What decision rules should govern this workflow?

  • Send a limited acknowledgment when consent, source, and channel are clear.
  • Queue normal after-hours inquiries for the next business owner.
  • Escalate emergency language, complaints, customer issues, and high-intent requests.
  • Route existing customers to their current owner or service path.
  • Do not promise exact callback times or availability unless a human confirms them.

What are the implementation steps?

1. Trigger: A form, chat, call, voicemail, email, or demo request arrives outside defined business hours. 2. Inputs collected: The system collects timestamp, business-hours rule, source, channel, contact details, consent, urgency language, customer status, and owner rule. 3. AI/system action: The system classifies the inquiry, drafts approved acknowledgment, creates the morning task, and flags exceptions. 4. Human review point: A person reviews emergency language, complaints, service failures, pricing, customer issues, and promises about timing or availability. 5. Output generated: The workflow records acknowledgment status, queue owner, priority, escalation reason, and next-business-day task. 6. Follow-up or next action: The morning owner follows up or the exception owner handles urgent cases immediately.

Required inputs

  • inquiry timestamp and business-hours rule.
  • source, channel, and offer context.
  • contact details and consent status.
  • stated need and urgency language.
  • emergency or complaint keywords.
  • existing customer or lead match.
  • next-business-day owner and backup owner.
  • approved after-hours acknowledgment.

Expected outputs

  • after-hours inquiry record.
  • approved acknowledgment draft or send event.
  • morning follow-up task with owner.
  • emergency or complaint escalation.
  • measurement event for after-hours volume, response queue age, and escalation accuracy.

Human review point

A human reviews emergency language, complaints, existing customer issues, service failures, pricing requests, sensitive information, and any after-hours reply that promises a callback time, availability, or outcome.

Risks and stop rules

Stop when consent is unclear, source evidence conflicts with the request, the inquiry involves a complaint or emergency, the lead is tied to an existing customer issue, or the response would promise pricing, timing, availability, capacity, or results.

Best first version

Start with one business-hours rule, one approved acknowledgment, one morning queue, and escalation for emergency, complaint, or high-intent language. Keep the first message honest: received, logged, and queued for the right owner.

Advanced version

Add routing by source, account status, owner availability, urgency, territory, calendar access, and outcome feedback after the first version produces clean owner adoption and low exception volume.

Related workflows

Measurement plan

  • After-hours inquiry volume by source.
  • Morning queue age.
  • Time from opening hours to owner assignment.
  • Emergency escalation accuracy.
  • After-hours acknowledgment error rate.
  • Booked conversation rate from after-hours leads.

FAQ

What is after-hours lead response?

After-hours lead response is the process of acknowledging and routing new inquiries that arrive when the team is closed or not actively staffed.

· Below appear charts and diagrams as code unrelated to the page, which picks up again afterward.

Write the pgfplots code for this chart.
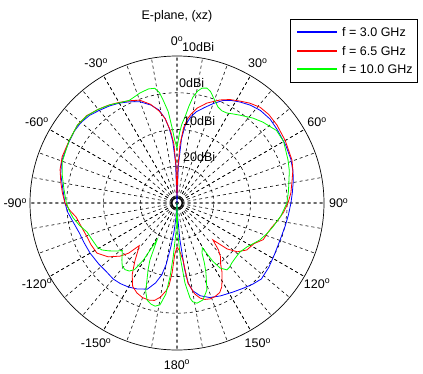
\documentclass[border=0pt]{standalone}
\usepackage{fontspec}
\setmainfont{Liberation Sans}
\usepackage{pgfplots}
\usepackage{pgfplotstable}
\usepgfplotslibrary{polar}
\pgfplotsset{compat=1.18}

% theta: compass angle (deg, 0 = top, clockwise), db: gain in dBi
\pgfplotstableread{
theta db
-180 -30
-176 -26
-174 -22
-172 -18
-170 -13
-168 -10
-165 -7.5
-161 -5.2
-155 -4.2
-150 -3.6
-145 -3.2
-140 -3.0
-134 -3.2
-128 -3.0
-120 -2.7
-113 -2.5
-107 -2.2
-100 -1.2
-95 -0.2
-90 0.5
-83 1.3
-76 2.6
-70 3.4
-62 3.7
-55 4.1
-50 4.1
-45 3.7
-40 2.9
-35 2.2
-30 1.4
-25 0.4
-20 -0.7
-15 -2.4
-11 -4.2
-8 -6.8
-6 -9.5
-4 -13
-2 -19
0 -30
2 -20
4 -12.5
6 -8.8
9 -6.3
12 -4.6
16 -3.0
20 -1.2
24 0.5
28 1.6
32 2.4
37 3.3
42 3.9
48 4.1
54 3.8
62 3.5
69 3.2
75 2.7
80 2.1
85 1.5
90 1.0
96 0.5
102 0.1
110 -0.2
118 0.0
125 0.5
132 0.9
137 0.2
142 -0.6
148 -1.4
155 -2.1
161 -2.8
166 -4.0
170 -5.8
172 -8
173.5 -12
175.5 -20
178 -27
180 -30
}\tblA

\pgfplotstableread{
theta db
-180 -18
-177.5 -16
-176 -11
-174.5 -7.5
-173 -6
-170 -4
-167 -2.8
-164 -2.5
-160 -2.6
-156 -3.2
-152 -4.3
-148 -7
-144 -10.5
-141 -13
-138.5 -14.5
-136 -11
-133 -8.8
-128 -6.2
-122 -4.3
-116 -4.0
-110 -3.8
-104 -3.2
-98 -2.3
-94 -0.8
-90 0.5
-85 1.3
-80 2.1
-74 3.1
-68 3.7
-60 3.9
-52 4.4
-46 4.2
-40 3.3
-35 2.5
-30 1.6
-25 0.7
-20 -0.2
-15 -2.2
-11 -4.5
-8 -6.8
-5 -10.5
-3 -14
-1.5 -20
0 -28
1.5 -20
3 -14
5 -9.5
7 -7.0
9 -5.5
12 -3.6
16.7 -1.6
22.7 0.4
27 1.6
31.7 2.6
36 3.6
41 4.5
46 4.7
52 4.5
60 4.0
69.5 3.4
74 2.8
79 1.9
85 1.1
90 0.2
95 -0.9
100 -2.2
104 -3.3
108 -4.0
113 -4.5
117.8 -6.3
123.9 -7.1
129 -8.9
132.5 -11.5
135.8 -16
138.5 -13
141 -11.2
144.4 -9.6
147 -7.5
149.7 -5.7
152 -4.1
154.5 -3.0
158 -2.5
161 -2.4
164 -2.7
166.4 -3.4
169 -4.8
172.2 -8
174 -14.4
177 -17
180 -18
}\tblB

\pgfplotstableread{
theta db
-180 -30
-178 -22
-176 -15.5
-174.6 -9.8
-173 -5
-170.5 -1.9
-168 -1.3
-165.5 -1.6
-162.8 -2.4
-160.5 -4.5
-158.7 -7.5
-156.5 -10.3
-154.6 -12.8
-151.6 -18.6
-149.5 -12
-147.5 -8.5
-145 -7.4
-142 -7.0
-139 -7.3
-136 -8.4
-133 -9.6
-131 -10.3
-128.7 -9.1
-125 -7.3
-122 -5.9
-118.8 -5.2
-113 -4.8
-108 -4.3
-103 -2.8
-98 -1.4
-94 -0.6
-90 0.1
-83 1.0
-76 2.2
-70 3.2
-60 3.9
-52 4.4
-46 4.1
-40 3.3
-34 2.3
-29 1.3
-25 0.8
-22 1.1
-18.6 1.6
-14 2.0
-11 1.8
-9 0.4
-7.7 -1.7
-5.5 -5
-3.8 -9.3
-2 -13
0 -15
2 -11
3.5 -8.5
5.3 -6.5
7 -3.5
8.6 -0.8
10.5 1.0
12.3 2.0
14.6 2.3
16.7 1.7
18.8 0.5
21 -0.6
23.1 -1.6
26 -2.1
29 -2.0
32 -1.4
35.6 -0.6
41.8 1.0
46.7 2.1
53.9 3.5
60 3.5
68.8 2.4
74 1.8
78.4 1.1
84 0.5
90 -0.1
97 -1.5
104 -3.1
109 -4.2
114 -5.3
118 -6.5
122 -7.5
128 -8.3
133 -8.2
137.5 -7.9
141 -7.4
143.3 -7.3
146.5 -8.8
148.5 -11.5
150.5 -16
153.4 -14.8
155.5 -12
157.5 -9.4
161 -5
165 -2.7
168.7 -2.2
171 -2.8
172.2 -3.9
174.3 -8.1
176.5 -15
178.5 -22
180 -30
}\tblC

\definecolor{mblue}{RGB}{0,0,255}
\definecolor{mred}{RGB}{255,0,0}
\definecolor{mgreen}{RGB}{0,255,0}

\begin{document}
\fontsize{12.5}{15}\selectfont
\begin{tikzpicture}[x=1pt,y=1pt]
\useasboundingbox (0,0) rectangle (423,373);
% legend frame and sample lines
\draw[black, line width=0.6pt, fill=white] (290,291) rectangle (417,354);
\draw[mblue, line width=1.3pt] (297,341) -- (337,341);
\draw[mred, line width=1.3pt] (297,322) -- (337,322);
\draw[mgreen, line width=1.3pt] (297,304) -- (337,304);
\begin{polaraxis}[
  at={(177pt,170pt)}, anchor=center,
  width=294pt, height=294pt, scale only axis,
  xmin=0, xmax=360, ymin=0, ymax=40,
  xtick={0,30,...,330}, minor xtick={0,10,...,350},
  ytick={10,20,30},
  xticklabels={}, yticklabels={},
  grid=both,
  major grid style={black, line width=0.6pt, dash pattern=on 3pt off 3pt, dash phase=1.5pt},
  minor grid style={black, line width=0.6pt, dash pattern=on 3pt off 3pt, dash phase=1.5pt},
  axis line style={black, line width=0.7pt},
  y axis line style={draw=none},
  tick style={draw=none},
  clip=false,
]
\addplot[mblue, line width=0.8pt, no marks] table[x expr={90-\thisrow{theta}}, y expr={\thisrow{db}+30}] {\tblA};
\addplot[mred, line width=0.8pt, no marks] table[x expr={90-\thisrow{theta}}, y expr={\thisrow{db}+30}] {\tblB};
\addplot[mgreen, line width=0.8pt, no marks] table[x expr={90-\thisrow{theta}}, y expr={\thisrow{db}+30}] {\tblC};

\node at (axis cs:90,44) {0\textsuperscript{o}};
\node at (axis cs:60,44) {30\textsuperscript{o}};
\node at (axis cs:30,44) {60\textsuperscript{o}};
\node at (axis cs:0,44) {90\textsuperscript{o}};
\node at (axis cs:-30,44) {120\textsuperscript{o}};
\node at (axis cs:-60,44) {150\textsuperscript{o}};
\node at (axis cs:-90,44) {180\textsuperscript{o}};
\node at (axis cs:240,44) {-150\textsuperscript{o}};
\node at (axis cs:210,44) {-120\textsuperscript{o}};
\node at (axis cs:180,44) {-90\textsuperscript{o}};
\node at (axis cs:150,44) {-60\textsuperscript{o}};
\node at (axis cs:120,44) {-30\textsuperscript{o}};

\node[anchor=south west, inner sep=0pt, xshift=5pt, yshift=4.5pt] at (axis cs:90,40) {10dBi};
\node[anchor=south west, inner sep=0pt, xshift=2pt, yshift=4.5pt] at (axis cs:90,30) {0dBi};
\node[anchor=south west, inner sep=0pt, xshift=6pt, yshift=4pt] at (axis cs:90,20) {10dBi};
\node[anchor=south west, inner sep=0pt, xshift=6pt, yshift=4pt] at (axis cs:90,10) {20dBi};
\end{polaraxis}
\node at (177,357) {E-plane, (xz)};
\node[anchor=west, inner sep=0pt] at (342,341) {f = 3.0 GHz};
\node[anchor=west, inner sep=0pt] at (342,322) {f = 6.5 GHz};
\node[anchor=west, inner sep=0pt] at (342,304) {f = 10.0 GHz};
\end{tikzpicture}
\end{document}
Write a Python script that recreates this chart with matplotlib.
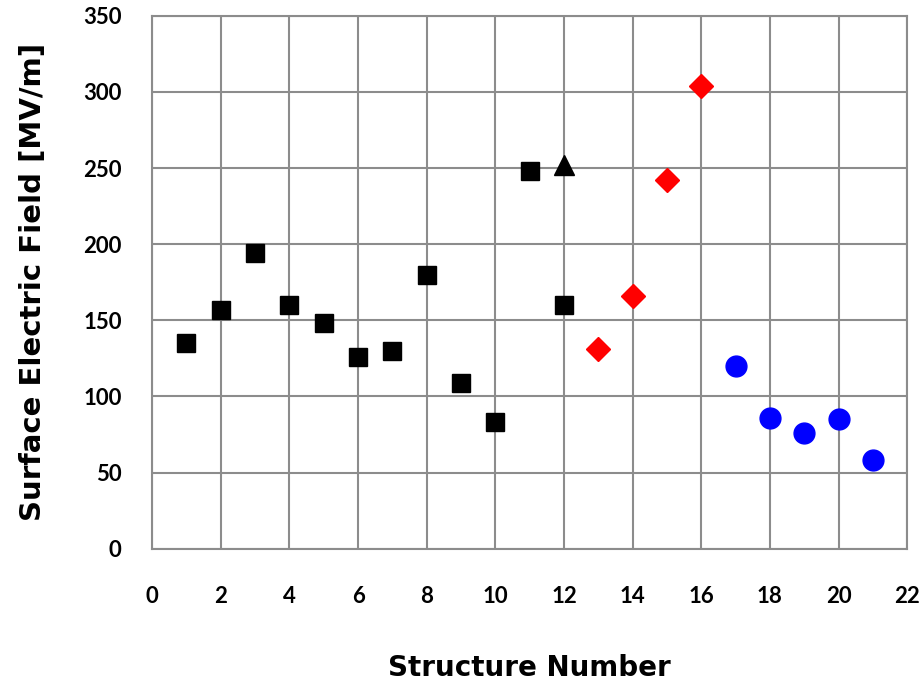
import numpy as np
import matplotlib.pyplot as plt

# black squares: structures 1-12
sq_x = [1, 2, 3, 4, 5, 6, 7, 8, 9, 10, 11, 12]
sq_y = [135, 157, 194, 160, 148, 126, 130, 180, 109, 83, 248, 160]

# black triangle
tri_x = [12]
tri_y = [252]

# red diamonds
dia_x = [13, 14, 15, 16]
dia_y = [131, 166, 242, 304]

# blue circles
cir_x = [17, 18, 19, 20, 21]
cir_y = [120, 86, 76, 85, 58]

xticks = np.arange(0, 23, 2)
yticks = np.arange(0, 351, 50)

fig = plt.figure(figsize=(9.22, 6.85), dpi=100)
ax = fig.add_axes([0.165, 0.199, 0.819, 0.778])

ax.plot(sq_x, sq_y, 's', color='black', markersize=13, linestyle='none')
ax.plot(tri_x, tri_y, '^', color='black', markersize=15, linestyle='none')
ax.plot(dia_x, dia_y, 'D', color='red', markersize=12, linestyle='none')
ax.plot(cir_x, cir_y, 'o', color='blue', markersize=15, linestyle='none')

ax.set_xlim(0, 22)
ax.set_ylim(0, 350)
ax.set_xticks(xticks)
ax.set_yticks(yticks)
ax.grid(True, color='#8c8c8c', linewidth=1.5)
ax.set_axisbelow(True)
for s in ax.spines.values():
    s.set_color('#8c8c8c')
    s.set_linewidth(1.5)

tick_font = ['Lato', 'DejaVu Sans']
ax.tick_params(axis='both', length=0)
ax.tick_params(axis='y', pad=22)
ax.tick_params(axis='x', pad=27)
for lab in ax.get_xticklabels() + ax.get_yticklabels():
    lab.set_fontfamily(tick_font)
    lab.set_fontsize(16)
    lab.set_fontweight('bold')

ax.set_xlabel('Structure Number', fontsize=20, fontweight='bold', labelpad=34)
ax.set_ylabel('Surface Electric Field [MV/m]', fontsize=21, fontweight='bold', labelpad=26)

fig.savefig('out.png', dpi=100)
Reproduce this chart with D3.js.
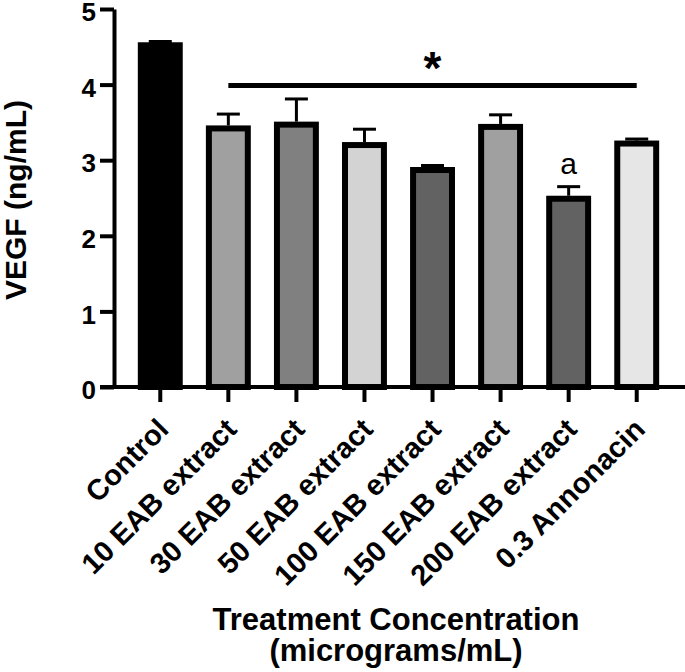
<!DOCTYPE html>
<html>
<head>
<meta charset="utf-8">
<script src="https://cdn.jsdelivr.net/npm/d3@7"></script>
<style>
  body { margin: 0; background: #fff; }
  svg { display: block; }
  text { font-family: Arial, "Liberation Sans", sans-serif; }
</style>
</head>
<body>
<div id="chart"></div>
<script>
const categories = ["Control", "10 EAB extract", "30 EAB extract", "50 EAB extract",
    "100 EAB extract", "150 EAB extract", "200 EAB extract", "0.3 Annonacin"];
const means = [4.56, 3.46, 3.51, 3.24, 2.91, 3.48, 2.53, 3.26];
const errors = [0.01, 0.15, 0.30, 0.17, 0.02, 0.12, 0.12, 0.02];
const fills = ["#000000", "#a0a0a0", "#808080", "#d3d3d3", "#626262", "#a0a0a0", "#626262", "#e6e6e6"];
const yTicks = [0, 1, 2, 3, 4, 5];
const sigFrom = "10 EAB extract", sigTo = "0.3 Annonacin";
const letterAt = "200 EAB extract";

const width = 685, height = 672;

const svg = d3.select("#chart").append("svg")
    .attr("width", width)
    .attr("height", height);

const x = d3.scaleBand()
    .domain(categories)
    .range([114, 683])
    .paddingInner(0.34)
    .paddingOuter(0.35);

const y = d3.scaleLinear().domain([0, 5]).range([387, 9]);

const bw = x.bandwidth();
const sw = 6;

// bars
svg.append("g")
    .selectAll("rect")
    .data(categories)
    .enter().append("rect")
    .attr("x", d => x(d) + sw / 2)
    .attr("width", bw - sw)
    .attr("y", (d, i) => y(means[i]) + sw / 2)
    .attr("height", (d, i) => y(0) - y(means[i]) - sw / 2)
    .attr("fill", (d, i) => fills[i])
    .attr("stroke", "#000")
    .attr("stroke-width", sw);

// error bars (upper only)
const err = svg.append("g").attr("stroke", "#000").attr("stroke-width", 3);
categories.forEach((c, i) => {
    let cx = x(c) + bw / 2;
    err.append("line")
        .attr("x1", cx).attr("x2", cx)
        .attr("y1", y(means[i])).attr("y2", y(means[i] + errors[i]));
    err.append("line")
        .attr("x1", cx - 11.5).attr("x2", cx + 11.5)
        .attr("y1", y(means[i] + errors[i])).attr("y2", y(means[i] + errors[i]));
});

// y axis
const yAxis = svg.append("g")
    .attr("transform", "translate(114,0)")
    .call(d3.axisLeft(y).tickValues(yTicks).tickFormat(d3.format("d"))
        .tickSize(14).tickSizeOuter(0).tickPadding(4));
yAxis.select(".domain").attr("stroke-width", 4);
yAxis.selectAll(".tick line").attr("stroke-width", 4);
yAxis.selectAll(".tick text")
    .attr("font-size", 26)
    .attr("font-weight", "bold")
    .attr("font-family", "Arial, 'Liberation Sans', sans-serif")
    .attr("fill", "#000")
    .attr("dy", "0.45em");

// x axis
const xAxis = svg.append("g")
    .attr("transform", "translate(0,387)")
    .call(d3.axisBottom(x).tickSize(15).tickSizeOuter(0));
xAxis.select(".domain").remove();
xAxis.append("line")
    .attr("x1", 100).attr("x2", 685)
    .attr("stroke", "#000").attr("stroke-width", 4);
xAxis.selectAll(".tick line").attr("stroke-width", 4);
xAxis.selectAll(".tick text")
    .attr("font-size", 29)
    .attr("font-weight", "bold")
    .attr("font-family", "Arial, 'Liberation Sans', sans-serif")
    .attr("fill", "#000")
    .attr("text-anchor", "end")
    .attr("y", 0).attr("dy", 0)
    .attr("transform", "translate(10,44) rotate(-45)");

// significance bar and star
svg.append("line")
    .attr("x1", x(sigFrom) + bw / 2)
    .attr("x2", x(sigTo) + bw / 2)
    .attr("y1", 85.5).attr("y2", 85.5)
    .attr("stroke", "#000").attr("stroke-width", 5);

svg.append("text")
    .attr("x", (x(sigFrom) + x(sigTo) + bw) / 2)
    .attr("y", 84)
    .attr("text-anchor", "middle")
    .attr("font-size", 46)
    .attr("font-weight", "bold")
    .text("*");

svg.append("text")
    .attr("x", x(letterAt) + bw / 2)
    .attr("y", 174)
    .attr("text-anchor", "middle")
    .attr("font-size", 30)
    .text("a");

// axis titles
svg.append("text")
    .attr("transform", "translate(26,200) rotate(-90)")
    .attr("text-anchor", "middle")
    .attr("font-size", 30)
    .attr("font-weight", "bold")
    .text("VEGF (ng/mL)");

svg.append("text")
    .attr("x", 396).attr("y", 630)
    .attr("text-anchor", "middle")
    .attr("font-size", 31)
    .attr("font-weight", "bold")
    .text("Treatment Concentration");

svg.append("text")
    .attr("x", 396).attr("y", 661)
    .attr("text-anchor", "middle")
    .attr("font-size", 31)
    .attr("font-weight", "bold")
    .text("(micrograms/mL)");
</script>
</body>
</html>
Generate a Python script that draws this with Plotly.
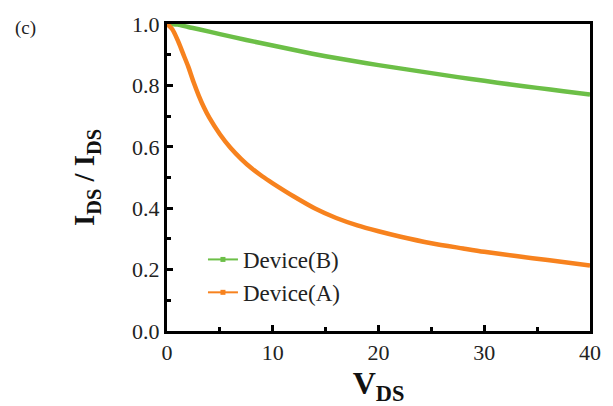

What should AI do after hours?

AI should classify urgency, attach source context, check consent and customer status, draft approved acknowledgment, create a morning task, and escalate emergencies or complaints.

Should after-hours responses promise a callback time?

Not unless a human has confirmed coverage. The safer first message confirms receipt and explains the next step without pretending someone is live.

What is the simplest first version?

Start with one business-hours rule, one approved acknowledgment, one morning queue, and emergency or complaint escalation.

How should after-hours lead response be measured?

Track after-hours volume, morning queue age, time to owner assignment after opening, escalation accuracy, acknowledgment errors, and booked conversations.